Could the lines from the start of the data through the line with "import matplotlib.pyplot as plt" be set down exactly, with no pictures among them?

> **Information supplied**:
┄┄┄┄┄┄
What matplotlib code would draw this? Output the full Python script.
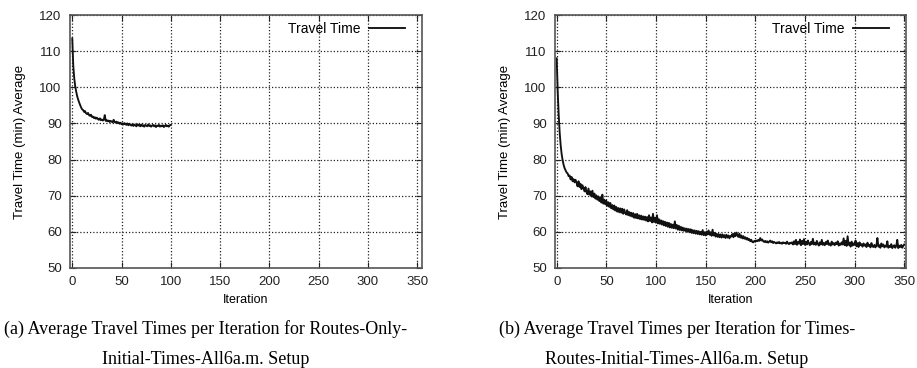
import matplotlib
matplotlib.use("Agg")
import matplotlib.pyplot as plt

# Average travel time per iteration, setup (a): routes only, 0..100
routes_only = [
    113.5, 106.0, 102.5, 100.3, 98.8, 97.5, 96.6, 95.8, 95.1, 94.4,
    93.9, 93.7, 93.2, 93.4, 92.8, 92.6, 92.9, 92.3, 92.1, 92.4,
    91.8, 91.9, 91.5, 91.7, 91.3, 91.6, 91.2, 91.0, 91.4, 90.9,
    91.1, 90.8, 91.0, 92.3, 90.7, 90.9, 90.6, 90.8, 90.4, 90.7,
    90.5, 90.3, 91.0, 90.4, 90.2, 90.5, 90.1, 90.3, 89.9, 90.2,
    89.8, 90.0, 89.7, 90.1, 89.8, 89.6, 90.0, 89.5, 89.9, 89.6,
    89.4, 89.8, 89.3, 89.7, 89.5, 89.2, 89.8, 89.4, 89.6, 89.2,
    89.7, 89.3, 89.5, 89.1, 89.6, 89.4, 89.2, 89.7, 89.3, 89.5,
    89.1, 89.4, 89.6, 89.2, 89.5, 89.0, 89.4, 89.3, 89.6, 89.1,
    89.4, 89.2, 89.5, 89.0, 89.3, 89.6, 89.2, 89.4, 89.1, 89.5,
    89.6,
]

# Average travel time per iteration, setup (b): times and routes, 0..350
times_routes = [
    108.0, 99.0, 92.5, 87.5, 84.0, 81.5, 79.8, 78.5, 77.6, 77.0,
    76.4, 76.2, 75.4, 75.6, 74.5, 75.2, 74.0, 74.6, 73.7, 74.4,
    73.6, 72.6, 74.0, 72.4, 73.3, 71.8, 72.9, 72.0, 71.2, 72.4,
    71.0, 70.4, 72.0, 70.3, 71.2, 69.8, 71.4, 69.6, 70.6, 69.2,
    70.1, 68.9, 69.8, 68.5, 69.6, 68.1, 70.3, 67.8, 68.9, 67.6,
    68.6, 67.2, 68.2, 66.9, 68.0, 66.5, 67.4, 66.2, 67.3, 65.9,
    66.9, 65.6, 66.6, 65.4, 66.5, 65.3, 66.4, 65.0, 66.2, 65.2,
    64.8, 66.0, 64.6, 65.5, 64.4, 65.3, 64.2, 65.2, 63.9, 64.9,
    63.8, 65.0, 63.7, 64.6, 63.5, 64.5, 63.4, 64.3, 63.3, 64.2,
    63.1, 64.1, 62.9, 64.6, 63.0, 64.0, 62.6, 65.0, 62.7, 63.9,
    62.5, 64.6, 62.3, 63.5, 62.2, 63.2, 62.0, 63.0, 61.8, 62.8,
    61.6, 62.6, 61.4, 62.5, 61.2, 62.2, 61.1, 62.0, 61.0, 62.9,
    60.9, 61.9, 60.6, 61.7, 60.5, 61.4, 60.4, 61.2, 60.3, 61.0,
    60.2, 60.9, 60.0, 60.8, 59.9, 60.7, 59.7, 60.5, 59.6, 60.4,
    59.5, 60.3, 59.4, 60.2, 59.3, 60.0, 59.2, 60.5, 59.1, 59.9,
    59.0, 60.1, 59.3, 60.4, 59.2, 59.9, 58.9, 60.6, 59.0, 59.7,
    58.7, 59.5, 58.6, 59.4, 58.5, 59.3, 58.4, 59.3, 58.5, 59.1,
    58.3, 59.2, 58.4, 59.0, 58.2, 58.9, 58.7, 59.4, 58.5, 59.6,
    58.8, 59.8, 59.0, 58.6, 59.5, 58.4, 59.0, 58.2, 58.8, 58.1,
    58.5, 57.9, 58.3, 57.7, 58.0, 57.4, 57.8, 57.2, 57.1, 57.5,
    57.3, 57.6, 57.4, 57.8, 57.5, 58.3, 57.6, 57.9, 57.4, 57.2,
    57.5, 57.1, 57.4, 57.0, 57.3, 57.6, 57.1, 57.4, 56.9, 57.2,
    57.0, 56.8, 57.1, 56.9, 57.2, 56.8, 57.0, 56.7, 57.1, 56.9,
    57.0, 56.7, 57.3, 56.8, 56.6, 57.0, 56.8, 57.1, 56.5, 57.4,
    56.6, 57.8, 56.4, 57.2, 56.7, 57.9, 56.3, 57.5, 56.6, 58.0,
    56.4, 57.3, 56.5, 57.6, 56.8, 56.3, 57.2, 56.6, 58.1, 56.5,
    57.0, 56.4, 57.5, 56.7, 56.2, 57.1, 56.5, 57.8, 56.4, 56.9,
    56.3, 57.2, 56.6, 57.6, 56.4, 56.8, 56.2, 57.3, 56.5, 56.9,
    56.3, 57.0, 56.6, 57.4, 56.2, 56.8, 56.4, 57.1, 56.5, 58.2,
    56.3, 57.5, 56.1, 58.8, 56.4, 57.0, 55.9, 57.3, 56.2, 56.8,
    56.4, 57.6, 56.0, 56.9, 55.8, 57.1, 56.3, 56.6, 55.9, 56.8,
    56.2, 56.5, 55.8, 57.0, 56.1, 56.4, 55.7, 56.9, 56.0, 55.8,
    56.4, 55.7, 56.2, 58.3, 55.9, 56.3, 55.6, 56.8, 56.0, 56.5,
    55.7, 56.2, 55.9, 57.4, 55.6, 56.1, 55.8, 56.6, 55.5, 56.0,
    56.3, 55.6, 56.1, 57.8, 55.5, 56.2, 55.8, 56.4, 55.6, 56.1,
    56.5,
]

x_ticks = [0, 50, 100, 150, 200, 250, 300, 350]
y_ticks = [50, 60, 70, 80, 90, 100, 110, 120]
series_label = "Travel Time"
x_label = "Iteration"
y_label = "Travel Time (min) Average"
caption_a = "(a) Average Travel Times per Iteration for Routes-Only-\nInitial-Times-All6a.m. Setup"
caption_b = "(b) Average Travel Times per Iteration for Times-\nRoutes-Initial-Times-All6a.m. Setup"

sans = "Liberation Sans"
serif = "Liberation Serif"

fig = plt.figure(figsize=(9.17, 3.68), dpi=100)
W, H = 917, 368


def px_axes(x0, x1, y0, y1):
    return fig.add_axes([x0 / W, 1 - y1 / H, (x1 - x0) / W, (y1 - y0) / H])


def style(ax, xlim):
    ax.set_xlim(*xlim)
    ax.set_ylim(50, 120)
    ax.set_xticks(x_ticks)
    ax.set_yticks(y_ticks)
    ax.set_xticklabels([str(t) for t in x_ticks], fontname=sans, fontsize=9.5)
    ax.set_yticklabels([str(t) for t in y_ticks], fontname=sans, fontsize=9.5)
    ax.tick_params(direction="in", length=4, width=0.8, top=True, right=True,
                   pad=6, colors="#222222")
    ax.grid(True, color="#222222", linestyle=(0, (1, 1.6)), linewidth=0.9)
    for s in ax.spines.values():
        s.set_color("#555555")
        s.set_linewidth(1.2)
    ax.set_xlabel(x_label, fontname=sans, fontsize=9, labelpad=4)
    ax.set_ylabel(y_label, fontname=sans, fontsize=9.5, labelpad=10)
    width_px = ax.get_position().width * W
    height_px = ax.get_position().height * H
    ax.legend(loc="upper right", frameon=False, markerfirst=False,
              bbox_to_anchor=(1 - 7 / width_px, 1 + 3 / height_px),
              handlelength=2.6, handletextpad=0.6, borderaxespad=0.3,
              prop={"family": sans, "size": 10})


ax_a = px_axes(70, 422, 15, 268)
ax_a.plot(range(len(routes_only)), routes_only, color="#111111",
          linewidth=1.35, label=series_label)
style(ax_a, (-2.3, 355))

ax_b = px_axes(555, 906, 15, 268)
ax_b.plot(range(len(times_routes)), times_routes, color="#111111",
          linewidth=1.35, label=series_label)
style(ax_b, (-1.7, 351.8))

fig.text(206 / W, 1 - 344 / H, caption_a, ha="center", va="center",
         fontname=serif, fontsize=13.0, linespacing=2.0)
fig.text(677 / W, 1 - 344 / H, caption_b, ha="center", va="center",
         fontname=serif, fontsize=13.0, linespacing=2.0)

fig.savefig("out.png", dpi=100)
┄┄┄┄┄┄
> **Exercise result**:
What matplotlib code would draw this? Output the full Python script.
import matplotlib
matplotlib.use("Agg")
import matplotlib.pyplot as plt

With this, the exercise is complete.